Work to do ▸ Repeat, exactly and only, the lines from the beginning of the data through the line with "(0,0) rectangle (911,607);". Pictures are left out.

++++

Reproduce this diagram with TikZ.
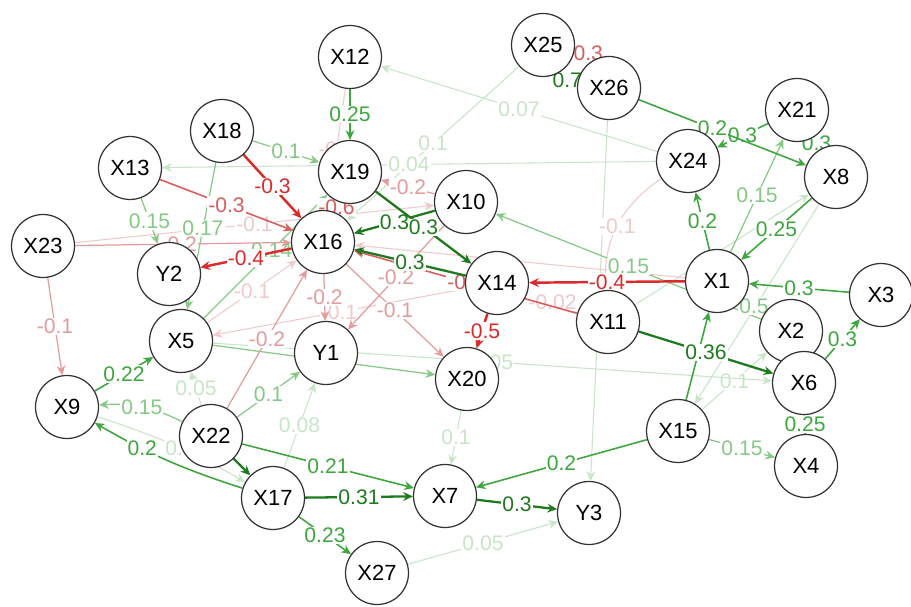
\documentclass[tikz,border=0pt]{standalone}
\usepackage{fontspec}
\setmainfont{Liberation Sans}
\usepackage{tikz}
\usetikzlibrary{automata,positioning,arrows.meta}

\definecolor{gdark}{HTML}{1F7A1F}
\definecolor{gmid}{HTML}{3FA63F}
\definecolor{glight}{HTML}{86C886}
\definecolor{gfaint}{HTML}{C8E5C8}
\definecolor{rstrong}{HTML}{D92B2B}
\definecolor{rmid}{HTML}{D65E5E}
\definecolor{rlight}{HTML}{E29C9C}
\definecolor{rfaint}{HTML}{EECACA}

\pgfdeclarelayer{edges}
\pgfsetlayers{edges,main}

\tikzset{
  every state/.style={draw=black!80, fill=white, line width=0.7pt, minimum size=1.26cm, inner sep=0pt, font=\fontsize{12.5}{14}\selectfont},
  lbl/.style={fill=white, inner sep=0.6pt, font=\fontsize{12}{13}\selectfont},
  gd/.style={gdark, line width=1.3pt},
  gm/.style={gmid, line width=0.9pt},
  gl/.style={glight, line width=0.7pt},
  gf/.style={gfaint, line width=0.6pt},
  rs/.style={rstrong, line width=1.4pt},
  rm/.style={rmid, line width=0.9pt},
  rl/.style={rlight, line width=0.7pt},
  rf/.style={rfaint, line width=0.6pt}
}

\begin{document}
\begin{tikzpicture}[->,>={Stealth[length=5.5pt,width=5pt]}, x=0.02cm, y=-0.02cm]

\useasboundingbox (0,0) rectangle (911,607);

\node[state] (X12) at (350,57) {X12};
\node[state] (X25) at (543,45) {X25};
\node[state] (X26) at (609,88) {X26};
\node[state] (X21) at (797,110) {X21};
\node[state] (X8) at (836,177) {X8};
\node[state] (X24) at (688,161) {X24};
\node[state] (X18) at (222,131) {X18};
\node[state] (X13) at (130,168) {X13};
\node[state] (X19) at (350,172) {X19};
\node[state] (X10) at (466,202) {X10};
\node[state] (X16) at (323,242) {X16};
\node[state] (X23) at (43,246) {X23};
\node[state] (Y2) at (169,274) {Y2};
\node[state] (X14) at (497,283) {X14};
\node[state] (X1) at (717,281) {X1};
\node[state] (X3) at (881,295) {X3};
\node[state] (X11) at (608,322) {X11};
\node[state] (X2) at (791,331) {X2};
\node[state] (X6) at (804,383) {X6};
\node[state] (X5) at (181,341) {X5};
\node[state] (Y1) at (326,353) {Y1};
\node[state] (X20) at (467,379) {X20};
\node[state] (X9) at (67,407) {X9};
\node[state] (X22) at (211,436) {X22};
\node[state] (X15) at (678,431) {X15};
\node[state] (X4) at (806,466) {X4};
\node[state] (X17) at (273,498) {X17};
\node[state] (X7) at (445,496) {X7};
\node[state] (Y3) at (589,513) {Y3};
\node[state] (X27) at (377,573) {X27};

\begin{pgfonlayer}{edges}
%faint
\path (X24) edge[gf] node[lbl] {0.07} (X12);
\path (X25) edge[gf] node[lbl] {0.1} (X16);
\path (X24) edge[gf] node[lbl] {0.04} (X13);
\path (X26) edge[gf] (Y3);
\path (X8) edge[gf] (X15);
\path (X11) edge[gf] (X8);
\path (X15) edge[gf] node[lbl] {0.1} (X2);
\path (X27) edge[gf] node[lbl] {0.05} (Y3);
\path (X20) edge[gf] node[lbl] {0.1} (X7);
\path (X17) edge[gf] node[lbl] {0.08} (Y1);
\path (X9) edge[gf,bend left=6] node[lbl,pos=0.55] {0.1} (X17);
\path (X5) edge[gf] node[lbl] {0.05} (X6);
\path (X22) edge[gf] node[lbl] {0.05} (X5);
\path (X23) edge[rf] node[lbl] {-0.1} (X10);
\path (X12) edge[rf] node[lbl] {-0.1} (X16);
\path (X14) edge[rf] node[lbl] {-0.1} (X5);
\path (X5) edge[rf] node[lbl] {-0.1} (X16);
\path (X14) edge[rf] node[lbl] {-0.02} (X11);
\path (X24) edge[rf,bend right=30] node[lbl] {-0.1} (X11);
\path (X1) edge[rf] (X16);

%light
\path (X13) edge[gl] node[lbl] {0.15} (Y2);
\path (X18) edge[gl] node[lbl] {0.1} (X19);
\path (X18) edge[gl] node[lbl,pos=0.45] {0.17} (X5);
\path (X5) edge[gl] node[lbl,pos=0.55] {0.14} (X19);
\path (X5) edge[gl] (X20);
\path (X2) edge[gl] node[lbl] {0.15} (X10);
\path (X1) edge[gl] node[lbl] {0.15} (X21);
\path (X1) edge[gl] node[lbl] {0.5} (X2);
\path (X15) edge[gl] node[lbl] {0.15} (X4);
\path (X22) edge[gl,bend right=15] node[lbl] {0.15} (X9);
\path (X22) edge[gl] node[lbl] {0.1} (Y1);
\path (X23) edge[rl] node[lbl] {-0.1} (X9);
\path (X23) edge[rl] node[lbl,pos=0.48] {-0.2} (X16);
\path (X10) edge[rl] node[lbl] {-0.2} (X19);
\path (X10) edge[rl] node[lbl] {-0.2} (Y1);
\path (X16) edge[rl] node[lbl] {-0.2} (Y1);
\path (X22) edge[rl] node[lbl] {-0.2} (X16);
\path (X16) edge[rl] node[lbl] {-0.1} (X20);

%medium
\path (X12) edge[gm] node[lbl] {0.25} (X19);
\path (X1) edge[gm] node[lbl] {0.2} (X24);
\path (X21) edge[gm] node[lbl] {0.3} (X24);
\path (X21) edge[gm] node[lbl] {0.3} (X8);
\path (X26) edge[gm] node[lbl,pos=0.44] {0.2} (X8);
\path (X8) edge[gm] node[lbl] {0.25} (X1);
\path (X3) edge[gm] node[lbl] {0.3} (X1);
\path (X6) edge[gm] node[lbl] {0.3} (X3);
\path (X4) edge[gm] node[lbl] {0.25} (X6);
\path (X15) edge[gm] (X1);
\path (X15) edge[gm] node[lbl] {0.2} (X7);
\path (X22) edge[gm] node[lbl] {0.21} (X7);
\path (X17) edge[gm] node[lbl] {0.23} (X27);
\path (X9) edge[gm] node[lbl] {0.22} (X5);
\path (X17) edge[gm,bend left=6] node[lbl,pos=0.68] {0.2} (X9);
\path (X13) edge[rm] node[lbl] {-0.3} (X16);
\path (X26) edge[rm,bend right=25] node[lbl] {-0.3} (X25);
\path (X11) edge[rm] node[lbl] {-0.3} (X16);
\path (X19) edge[rm] node[lbl] {-0.6} (X16);

%strong
\path (X10) edge[gd] node[lbl] {0.3} (X16);
\path (X19) edge[gd] node[lbl] {0.3} (X14);
\path (X14) edge[gd] node[lbl] {0.3} (X16);
\path (X25) edge[gd,bend right=25] node[lbl] {0.7} (X26);
\path (X11) edge[gd] node[lbl] {0.36} (X6);
\path (X17) edge[gd] node[lbl] {0.31} (X7);
\path (X7) edge[gd] node[lbl] {0.3} (Y3);
\path (X22) edge[gd] (X17);
\path (X18) edge[rs] node[lbl] {-0.3} (X16);
\path (X16) edge[rs] node[lbl] {-0.4} (Y2);
\path (X1) edge[rs] node[lbl] {-0.4} (X14);
\path (X14) edge[rs] node[lbl] {-0.5} (X20);
\end{pgfonlayer}

\end{tikzpicture}
\end{document}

++++

Solution to this problem ▸
Reproduce this diagram with TikZ.
\documentclass[tikz,border=0pt]{standalone}
\usepackage{fontspec}
\setmainfont{Liberation Sans}
\usepackage{tikz}
\usetikzlibrary{automata,positioning,arrows.meta}

\definecolor{gdark}{HTML}{1F7A1F}
\definecolor{gmid}{HTML}{3FA63F}
\definecolor{glight}{HTML}{86C886}
\definecolor{gfaint}{HTML}{C8E5C8}
\definecolor{rstrong}{HTML}{D92B2B}
\definecolor{rmid}{HTML}{D65E5E}
\definecolor{rlight}{HTML}{E29C9C}
\definecolor{rfaint}{HTML}{EECACA}

\pgfdeclarelayer{edges}
\pgfsetlayers{edges,main}

\tikzset{
  every state/.style={draw=black!80, fill=white, line width=0.7pt, minimum size=1.26cm, inner sep=0pt, font=\fontsize{12.5}{14}\selectfont},
  lbl/.style={fill=white, inner sep=0.6pt, font=\fontsize{12}{13}\selectfont},
  gd/.style={gdark, line width=1.3pt},
  gm/.style={gmid, line width=0.9pt},
  gl/.style={glight, line width=0.7pt},
  gf/.style={gfaint, line width=0.6pt},
  rs/.style={rstrong, line width=1.4pt},
  rm/.style={rmid, line width=0.9pt},
  rl/.style={rlight, line width=0.7pt},
  rf/.style={rfaint, line width=0.6pt}
}

\begin{document}
\begin{tikzpicture}[->,>={Stealth[length=5.5pt,width=5pt]}, x=0.02cm, y=-0.02cm]

\useasboundingbox (0,0) rectangle (911,607);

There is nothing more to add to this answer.